Friday 12 November 2021

Lisa Gardner - One Step Too Far

 

Rating: 4/5
 
Review:
Some good aspects, some serious implausibility 
 
I enjoyed a lot about One Step Too Far, but in places it strained credibility just a little too far itself.

The story is narrated by Frankie Elkin, rather a rootless, lost soul and recovering alcoholic, who travels around trying to locate people who have been missing for a long time. She appears to be doing this to escape from her own demons, although she repeatedly asks herself “Why do I do this?” without managing an answer. For her trouble she gets paid nothing, it seems, so she’s poorly equipped to join an expedition to try to find Tim, a young man who disappeared five years ago on his pre-wedding trip with his friends into the Wyoming wilderness. Tim’s father has organised these trips annually and the group of friends, riven with guilt, join in along with two more experienced wilderness explorers plus a cadaver dog and her handler.

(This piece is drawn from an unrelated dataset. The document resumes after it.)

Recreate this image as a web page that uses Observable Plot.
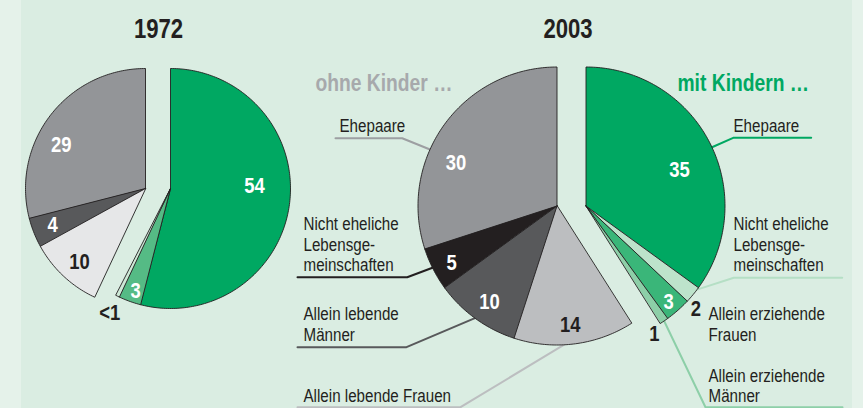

The beginning is very well done, even if the group’s acceptance of Frankie is pretty unlikely. The preparations and development of a serious hike into the wilderness are interesting and absorbing, and the dynamics in the group are interesting and very plausibly developed. As things – inevitably – turn more sinister, plausibility begins to recede somewhat, but for some time it’s well within the bounds of suspension of disbelief. I have to say, though, that it did become pretty silly toward the end. Lisa Gardner’s writing is very good, so the tension and exhaustion of being stranded in the wilderness while apparently being hunted is very well portrayed, but some of the events themselves strained my credulity well beyond its elastic limit. The Big Reveal was also, shall we say, unlikely in the extreme, both in the revelation itself and the manner in which it happens, so the later parts of the book took some of the shine off the very good opening for me.

Overall, this remains a four-star book because Gardner’s characterisation, sense of place and so on are good enough to compensate for much (but not all) of the later plot implausibilities. Certainly a decent holiday read, and with enough here to encourage me to try the next in the series.